The other day, as gray clouds loomed on the horizon and my children ran feral, I decided I would squeeze in mowing the lawn before the rain started. Before firing up the mower, I asked my kids if they needed anything. Nope. No! We’re G.O.O.D. Go mow that lawn!
Fast forward 10 minutes, and I was mowing the lawn in a downpour (of course) when my nine-year-old started shouting at me from the porch. I couldn’t hear a thing over the mower, so I ignored her. She kept yelling. I yelled that I couldn’t hear her. She yelled again, clearly straining to scream as loudly as possible, this time stomping her feet for added emphasis. Realizing she wasn’t going to stop, and also foolishly thinking perhaps she had something important to tell me, I finally shut off the mower, mopped the rain from my brow, and asked her to say it again.

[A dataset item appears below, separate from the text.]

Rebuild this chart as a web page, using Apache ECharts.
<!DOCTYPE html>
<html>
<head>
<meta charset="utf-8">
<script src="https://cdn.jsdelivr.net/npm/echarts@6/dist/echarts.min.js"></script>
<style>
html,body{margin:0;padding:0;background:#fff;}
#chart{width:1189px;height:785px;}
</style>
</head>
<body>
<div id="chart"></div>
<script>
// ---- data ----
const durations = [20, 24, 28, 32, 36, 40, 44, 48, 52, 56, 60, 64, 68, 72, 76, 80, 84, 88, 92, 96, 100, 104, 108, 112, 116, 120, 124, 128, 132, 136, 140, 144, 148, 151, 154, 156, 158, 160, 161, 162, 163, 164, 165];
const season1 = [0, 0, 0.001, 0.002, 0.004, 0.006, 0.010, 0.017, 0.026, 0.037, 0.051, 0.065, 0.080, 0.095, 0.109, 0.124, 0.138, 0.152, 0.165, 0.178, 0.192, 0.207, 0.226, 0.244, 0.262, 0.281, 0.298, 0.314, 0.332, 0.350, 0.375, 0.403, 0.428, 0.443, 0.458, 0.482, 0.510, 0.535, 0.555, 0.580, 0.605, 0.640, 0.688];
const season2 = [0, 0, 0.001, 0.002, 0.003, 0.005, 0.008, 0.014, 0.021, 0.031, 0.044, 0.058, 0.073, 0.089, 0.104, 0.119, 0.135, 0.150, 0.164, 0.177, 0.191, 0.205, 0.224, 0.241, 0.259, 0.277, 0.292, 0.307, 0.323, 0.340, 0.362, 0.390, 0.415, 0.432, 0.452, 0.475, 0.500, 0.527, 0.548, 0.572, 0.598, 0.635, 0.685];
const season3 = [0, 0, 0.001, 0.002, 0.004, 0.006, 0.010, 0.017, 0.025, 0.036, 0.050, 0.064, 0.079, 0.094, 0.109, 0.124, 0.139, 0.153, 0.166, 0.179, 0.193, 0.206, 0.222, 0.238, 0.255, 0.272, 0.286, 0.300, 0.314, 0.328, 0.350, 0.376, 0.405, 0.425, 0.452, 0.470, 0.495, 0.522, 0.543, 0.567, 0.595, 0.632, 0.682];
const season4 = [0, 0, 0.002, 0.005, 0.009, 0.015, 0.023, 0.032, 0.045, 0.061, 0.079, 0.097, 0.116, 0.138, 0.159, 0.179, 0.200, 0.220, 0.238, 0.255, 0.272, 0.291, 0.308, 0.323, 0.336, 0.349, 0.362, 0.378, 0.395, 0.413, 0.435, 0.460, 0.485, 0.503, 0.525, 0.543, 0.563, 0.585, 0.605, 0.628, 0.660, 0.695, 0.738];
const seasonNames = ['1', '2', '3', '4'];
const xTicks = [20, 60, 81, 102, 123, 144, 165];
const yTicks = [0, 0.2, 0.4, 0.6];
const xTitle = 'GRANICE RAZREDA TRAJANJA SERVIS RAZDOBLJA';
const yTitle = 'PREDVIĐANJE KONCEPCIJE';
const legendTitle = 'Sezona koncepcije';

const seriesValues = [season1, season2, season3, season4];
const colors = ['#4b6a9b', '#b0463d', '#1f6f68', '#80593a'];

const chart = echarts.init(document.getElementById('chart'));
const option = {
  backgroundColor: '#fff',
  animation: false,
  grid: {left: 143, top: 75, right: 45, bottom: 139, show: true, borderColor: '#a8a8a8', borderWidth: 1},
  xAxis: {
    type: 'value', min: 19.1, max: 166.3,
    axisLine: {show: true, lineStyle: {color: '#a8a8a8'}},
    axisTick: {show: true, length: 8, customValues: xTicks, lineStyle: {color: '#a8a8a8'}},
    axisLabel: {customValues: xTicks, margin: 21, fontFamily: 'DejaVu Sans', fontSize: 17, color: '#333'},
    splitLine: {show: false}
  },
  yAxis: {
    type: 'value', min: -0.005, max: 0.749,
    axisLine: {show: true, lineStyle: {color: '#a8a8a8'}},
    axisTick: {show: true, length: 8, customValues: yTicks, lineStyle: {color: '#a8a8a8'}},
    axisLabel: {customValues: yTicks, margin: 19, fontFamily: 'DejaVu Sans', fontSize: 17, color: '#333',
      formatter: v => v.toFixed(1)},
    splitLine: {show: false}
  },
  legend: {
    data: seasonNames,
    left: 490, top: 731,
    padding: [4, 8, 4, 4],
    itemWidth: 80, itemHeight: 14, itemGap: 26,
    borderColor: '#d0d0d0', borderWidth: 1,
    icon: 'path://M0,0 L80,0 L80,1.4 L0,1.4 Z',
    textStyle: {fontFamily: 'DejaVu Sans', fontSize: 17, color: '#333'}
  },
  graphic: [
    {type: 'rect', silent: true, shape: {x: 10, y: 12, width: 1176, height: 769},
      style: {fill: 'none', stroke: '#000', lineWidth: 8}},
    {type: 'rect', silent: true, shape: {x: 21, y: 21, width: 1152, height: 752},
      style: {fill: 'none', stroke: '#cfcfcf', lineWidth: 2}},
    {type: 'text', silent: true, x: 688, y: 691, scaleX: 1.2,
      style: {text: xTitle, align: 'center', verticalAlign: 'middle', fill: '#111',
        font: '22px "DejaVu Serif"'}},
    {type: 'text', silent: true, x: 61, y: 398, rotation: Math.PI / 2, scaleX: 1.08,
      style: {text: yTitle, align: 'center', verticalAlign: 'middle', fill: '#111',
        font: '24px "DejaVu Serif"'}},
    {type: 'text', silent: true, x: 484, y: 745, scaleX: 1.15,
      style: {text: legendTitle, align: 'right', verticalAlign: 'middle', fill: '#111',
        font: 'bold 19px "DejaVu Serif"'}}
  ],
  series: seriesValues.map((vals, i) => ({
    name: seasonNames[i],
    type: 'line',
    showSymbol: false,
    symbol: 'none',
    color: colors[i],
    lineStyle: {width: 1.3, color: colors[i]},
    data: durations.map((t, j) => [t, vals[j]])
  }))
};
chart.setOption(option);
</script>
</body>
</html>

She was clearly exasperated at the inconvenience of having to repeat herself. “Can my stuffies have a spa day?”
A spa day. For her fucking Beanie Boos. Sure, kid, but add a treatment for me too, would you? One that removes the smell of wet grass from my skin and the overwhelming urge to lose my ever-loving shit. I just stood there for a few beats and watched her skip back into the house. How was it that I was the idiot for not understanding what had just happened? Was I not soaked? Not in the middle of something? Did they not say they were G to the double-O-D good?

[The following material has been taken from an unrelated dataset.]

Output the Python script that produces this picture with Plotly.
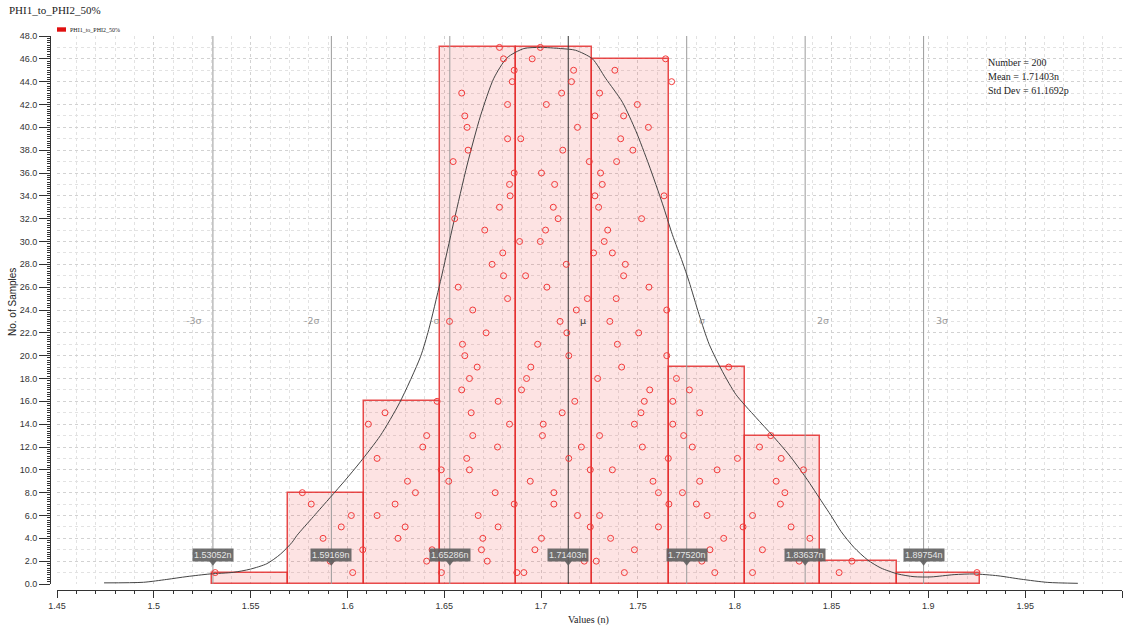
import plotly.graph_objects as go

# ---------------- data ----------------
title_text = "PHI1_to_PHI2_50%"
n_samples = 200
mean_n = 1.71403
std_n = 0.0611692
std_label = "61.1692p"

bin_edges = [1.5300, 1.5691, 1.6084, 1.6477, 1.6872, 1.7265, 1.7661, 1.8052, 1.8442, 1.8837, 1.9269]
bin_counts = [1, 8, 16, 47, 47, 46, 19, 13, 2, 1]

# sample values per bin, listed in the order of their plotted count level (1, 2, 3, ...)
bin1_samples = [1.5317]
bin2_samples = [1.6027, 1.5911, 1.6079, 1.5874, 1.5968, 1.6020, 1.5813, 1.5767]
bin3_samples = [1.6485, 1.6409, 1.6437, 1.6261, 1.6298, 1.6153, 1.6246, 1.6351, 1.6310, 1.6484,
                1.6153, 1.6389, 1.6409, 1.6108, 1.6194, 1.6463]
bin4_samples = [1.6875, 1.6722, 1.6692, 1.6699, 1.6778, 1.6675, 1.6861, 1.6763, 1.6523, 1.6630,
                1.6616, 1.6775, 1.6647, 1.6837, 1.6639, 1.6778, 1.6590, 1.6630, 1.6670, 1.6606,
                1.6594, 1.6716, 1.6527, 1.6647, 1.6827, 1.6572, 1.6806, 1.6747, 1.6802, 1.6889,
                1.6709, 1.6554, 1.6785, 1.6840, 1.6837, 1.6861, 1.6546, 1.6623, 1.6827, 1.6618,
                1.6606, 1.6827, 1.6590, 1.6851, 1.6861, 1.6806, 1.6785]
bin5_samples = [1.6911, 1.7223, 1.6968, 1.7002, 1.7254, 1.7188, 1.7066, 1.7066, 1.6944, 1.7254,
                1.7143, 1.7208, 1.7007, 1.7011, 1.7109, 1.7174, 1.6899, 1.6925, 1.6947, 1.7143,
                1.6982, 1.7133, 1.7098, 1.7182, 1.7239, 1.7030, 1.6920, 1.7130, 1.7271, 1.6996,
                1.7023, 1.7088, 1.7063, 1.7278, 1.7070, 1.7002, 1.7249, 1.7112, 1.6895, 1.7188,
                1.7278, 1.7027, 1.7106, 1.7157, 1.7168, 1.6954, 1.6996]
bin6_samples = [1.7430, 1.7285, 1.7482, 1.7359, 1.7606, 1.7302, 1.7660, 1.7606, 1.7578, 1.7368,
                1.7657, 1.7523, 1.7302, 1.7482, 1.7516, 1.7533, 1.7561, 1.7292, 1.7416, 1.7649,
                1.7394, 1.7504, 1.7355, 1.7649, 1.7388, 1.7557, 1.7426, 1.7435, 1.7368, 1.7326,
                1.7344, 1.7519, 1.7297, 1.7635, 1.7316, 1.7307, 1.7390, 1.7474, 1.7411, 1.7554,
                1.7426, 1.7497, 1.7302, 1.7674, 1.7381, 1.7643]
bin7_samples = [1.7897, 1.7830, 1.7872, 1.7943, 1.8043, 1.7857, 1.7802, 1.7730, 1.7819, 1.7909,
                1.8014, 1.7781, 1.7736, 1.7680, 1.7819, 1.7680, 1.7766, 1.7699, 1.7969]
bin8_samples = [1.8092, 1.8333, 1.8143, 1.8388, 1.8291, 1.8092, 1.8236, 1.8259, 1.8214, 1.8355,
                1.8240, 1.8128, 1.8186]
bin9_samples = [1.8539, 1.8605]
bin10_samples = [1.9251]

# density curve
curve_x = [1.4743, 1.4946, 1.5067, 1.5171, 1.5291, 1.5410, 1.5498, 1.5584, 1.5653, 1.5714,
           1.5739, 1.5824, 1.5912, 1.5989, 1.6067, 1.6170, 1.6270, 1.6377, 1.6420, 1.6480,
           1.6549, 1.6618, 1.6687, 1.6756, 1.6825, 1.6911, 1.6997, 1.7101, 1.7178, 1.7265,
           1.7333, 1.7420, 1.7489, 1.7557, 1.7627, 1.7678, 1.7730, 1.7764, 1.7816, 1.7868,
           1.7937, 1.8006, 1.8109, 1.8195, 1.8281, 1.8368, 1.8454, 1.8497, 1.8549, 1.8616,
           1.8687, 1.8755, 1.8842, 1.8926, 1.9014, 1.9133, 1.9236, 1.9359, 1.9479, 1.9617,
           1.9772]
curve_y = [0.10, 0.15, 0.40, 0.65, 0.88, 1.02, 1.30, 1.78, 2.60, 3.65,
           4.25, 5.90, 7.60, 9.10, 10.70, 13.00, 15.90, 19.90, 22.30, 26.50,
           31.70, 36.70, 41.00, 44.30, 46.10, 46.90, 47.00, 46.90, 46.75, 46.00,
           44.30, 42.20, 39.70, 36.70, 33.30, 30.60, 28.20, 26.50, 23.60, 21.00,
           18.60, 16.60, 14.60, 13.00, 11.30, 9.30, 7.10, 6.00, 4.60, 3.20,
           2.10, 1.40, 0.88, 0.64, 0.62, 0.82, 0.88, 0.72, 0.42, 0.14,
           0.06]

sigma_mult = [-3, -2, -1, 0, 1, 2, 3]
sigma_names = ["-3σ", "-2σ", "-σ", "μ", "σ", "2σ", "3σ"]

x_ticks = [1.45, 1.5, 1.55, 1.6, 1.65, 1.7, 1.75, 1.8, 1.85, 1.9, 1.95, 2.0]
x_tick_labels = ["1.45", "1.5", "1.55", "1.6", "1.65", "1.7", "1.75", "1.8", "1.85", "1.9", "1.95", "2.0"]

# ---------------- geometry helpers (pixels -> paper) ----------------
W, H = 1128, 629
ML, MR, MT, MB = 50, 6, 36, 39
PW, PH = W - ML - MR, H - MT - MB


def px(xp):
    return (xp - ML) / PW


def py(yp):
    return (H - MB - yp) / PH


SANS = "Liberation Sans"
SERIF = "Liberation Serif"

fig = go.Figure()

# histogram bars
centers = [(bin_edges[i] + bin_edges[i + 1]) / 2 for i in range(len(bin_counts))]
widths = [bin_edges[i + 1] - bin_edges[i] for i in range(len(bin_counts))]
fig.add_trace(go.Bar(
    x=centers, y=bin_counts, width=widths,
    marker=dict(color="rgba(240,60,60,0.14)", line=dict(color="rgba(228,45,45,0.85)", width=1.5)),
    showlegend=False, hoverinfo="skip"))

# sigma lines
for m, name in zip(sigma_mult, sigma_names):
    v = mean_n + m * std_n
    col = "#333333" if m == 0 else "#9a9a9a"
    fig.add_trace(go.Scatter(x=[v, v], y=[0, 48], mode="lines",
                             line=dict(color=col, width=1), showlegend=False, hoverinfo="skip"))
    fig.add_annotation(x=v, y=23.1, xref="x", yref="y", text=name, showarrow=False,
                       xanchor="right" if m < 0 else "left", xshift=-9 if m < 0 else 10,
                       font=dict(family="DejaVu Sans", size=9.5, color="#333333" if m == 0 else "#9a9a9a"))

# density curve
fig.add_trace(go.Scatter(x=curve_x, y=curve_y, mode="lines",
                         line=dict(color="#444444", width=1, shape="spline", smoothing=0.7),
                         showlegend=False, hoverinfo="skip"))

# sample points
pts_x, pts_y = [], []
for samples in [bin1_samples, bin2_samples, bin3_samples, bin4_samples, bin5_samples,
                bin6_samples, bin7_samples, bin8_samples, bin9_samples, bin10_samples]:
    for i, s in enumerate(samples):
        pts_x.append(s)
        pts_y.append(i + 1)
fig.add_trace(go.Scatter(x=pts_x, y=pts_y, mode="markers",
                         marker=dict(symbol="circle-open", size=6, color="#f23a3a", line=dict(width=1)),
                         showlegend=False, hoverinfo="skip"))

# sigma value markers
sig_vals = [mean_n + m * std_n for m in sigma_mult]
fig.add_trace(go.Scatter(x=sig_vals, y=[1.9] * len(sig_vals), mode="markers",
                         marker=dict(symbol="triangle-down", size=7, color="rgba(95,95,95,0.9)"),
                         showlegend=False, hoverinfo="skip"))
for v in sig_vals:
    fig.add_annotation(x=v, y=2.55, xref="x", yref="y", text=f"{v:.5f}n", showarrow=False,
                       bgcolor="rgba(95,95,95,0.9)", borderpad=1,
                       font=dict(family=SANS, size=9, color="#e6e6e6"))

# invisible trace for the minor-tick overlay axis
fig.add_trace(go.Scatter(x=[1.45], y=[0], yaxis="y2", mode="markers", marker=dict(opacity=0),
                         showlegend=False, hoverinfo="skip"))

# text
fig.add_annotation(x=px(7), y=py(10), xref="paper", yref="paper", text=title_text, showarrow=False,
                   xanchor="left", yanchor="middle", font=dict(family=SERIF, size=11, color="#222"))
fig.add_shape(type="rect", xref="paper", yref="paper", x0=px(57), x1=px(66), y0=py(31.7), y1=py(27.3),
              fillcolor="#e01010", line=dict(width=0))
fig.add_annotation(x=px(68), y=py(29.5), xref="paper", yref="paper", text=title_text, showarrow=False,
                   xanchor="left", yanchor="middle", font=dict(family=SERIF, size=6, color="#222"))
for i, t in enumerate([f"Number = {n_samples}", f"Mean = {mean_n:.5f}n", f"Std Dev = {std_label}"]):
    fig.add_annotation(x=px(986), y=py(62 + 14 * i), xref="paper", yref="paper", text=t, showarrow=False,
                       xanchor="left", yanchor="middle", font=dict(family=SERIF, size=10, color="#222"))
fig.add_annotation(x=px(588), y=py(620), xref="paper", yref="paper", text="Values (n)", showarrow=False,
                   xanchor="center", yanchor="middle", font=dict(family=SERIF, size=10, color="#222"))
fig.add_annotation(x=px(12), y=py(302), xref="paper", yref="paper", text="No. of Samples", showarrow=False,
                   textangle=-90, xanchor="center", yanchor="middle", font=dict(family=SANS, size=10, color="#222"))

fig.update_layout(
    width=W, height=H, margin=dict(l=ML, r=MR, t=MT, b=MB),
    paper_bgcolor="white", plot_bgcolor="white",
    bargap=0, barmode="overlay",
    xaxis=dict(range=[1.45, 2.0], domain=[px(57), 1.0], anchor="free", position=0,
               tickmode="array", tickvals=x_ticks, ticktext=x_tick_labels,
               ticks="outside", ticklen=7, tickcolor="#333", showline=True, linecolor="#333", linewidth=1,
               showgrid=True, gridcolor="#d2d2d2", griddash="dot", gridwidth=1, zeroline=False,
               tickfont=dict(family=SANS, size=9, color="#333"),
               minor=dict(tickmode="linear", tick0=1.45, dtick=0.01, ticks="outside", ticklen=3,
                          tickcolor="#333", showgrid=True, gridcolor="#e2e2e2", griddash="dot")),
    yaxis=dict(range=[0, 48], domain=[py(584), py(36)], anchor="free", position=0,
               tickmode="linear", tick0=0, dtick=2, tickformat=".1f",
               ticks="outside", ticklen=11, tickcolor="#333", showline=True, linecolor="#333", linewidth=1,
               showgrid=True, gridcolor="#d2d2d2", griddash="dot", zeroline=False,
               tickfont=dict(family=SANS, size=9, color="#333"),
               minor=dict(tickmode="linear", tick0=0, dtick=1, ticks="", showgrid=True,
                          gridcolor="#e2e2e2", griddash="dot")),
    yaxis2=dict(range=[0, 48], overlaying="y", anchor="free", position=0, side="left",
                tickmode="linear", tick0=0, dtick=0.2, ticks="outside", ticklen=3, tickcolor="#333",
                showticklabels=False, showgrid=False, zeroline=False, showline=False),
)

fig.write_html("out.html")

I don’t have the capacity for more chaos right now; the window of time to do or see anything extra these days is not wide open. I have to squeeze in errands, chores, and exercise between work and juggling kids, all while balancing the limitations of a pandemic. Yet my kids always find a way to ruin my plans in the weirdest, most mind-boggling ways.
I am continuously baffled by their bold, impulsive, and out-of-touch words and actions that show little regard for the people around them. People with kids know that the only way to explain the “why” that we mutter 15-95 times a day is because kids aren’t just developing human beings; they are hell spawn.
This is different from them being assholes. For those of you getting ready to send me links to articles that prove I am the asshole for saying such horrible things about innocent babes, stop right there. I know they are still developing social-emotional intelligence and the cognitive functions and this adds to their messy and tantrumy selves. Meltdowns over the need to wear shoes, or cereal bowl flipping when I didn’t pour in enough milk when they were toddlers, were expected. Even being screamed at when one of my kids can’t find something, then being expected to conjure said thing out of thin air, makes some sense. I am their safe place for anger, fear, and frustration. I know this.
But during all of this age-appropriate growth and discovery, they can be horrible, and if I’m the asshole for calling a spade a spade, so be it. Of course, I know they’re just kids, and of course I love them through it all. Responsibility and growth are hard, and every age comes with new challenges. But it’s the lack of a specific filter or inner guide in my children that makes all of this even harder.
Why does it make sense to my seven-year-old daughter to walk by one of those tall plastic cigarette trash cans/ashtrays outside of buildings, and—after being told to not touch it—drop-kick it and then make murals out of the nicotine ashes? Why? What possesses them to see an incline between staircases and decide that is a great place to try “surfing” after chucking their shoes first to be sure they could in fact slide down? I wish my curiosity were that strong on some days. I wish I had the confidence to defy authority, knowing the consequences would be worth every second of getting to do exactly what I wanted. Kids are impressive in their crazy-making rationale.
They impulsively stand on chairs in the middle of a meal, hopping up like a ninja under attack. They walk through the house and drop something, as if their hands have suddenly lost the ability to grasp objects — and then leave it and later wonder why they can’t find it. Or better yet, they dump a whole box of toys to find the one thing they wanted, and then walk away as if they didn’t just dump a box of toys in the middle of a shared space. And when I have the audacity to ask them to clean up, they lose their minds and claim they “have to do everything around here!” Sometimes, for a hot second, I am almost I convinced I am the one who made the mess. And before I can shake the idea that I am being gaslit, another child walks by and punches me on the ass or spits on the mirror or squirts all the ketchup out of bottle for fun or licks day-old jelly off the counter after ripping cushions off of the couch and unfolding all of the throw blankets.
Why? What the fuck possesses them to do this shit? Please let this be a phase. The chaos they create as they scat, hum, or screech like monkeys—because the sound of their own voices seems to inform their decision-making—can’t be explained in parenting articles about irrational behavior and impulse control. Or maybe I just can’t accept this mysterious problem as developmentally appropriate.
Their actions are sometimes selfish and callous, and every lesson on manners, empathy, or right and wrong is met with, “Meh. I want to do the opposite, so I will, and I don’t care who is impacted.” Come hell or high water—specifically rain water—my kids can’t seem to stop themselves from living their best, most demonic lives right now.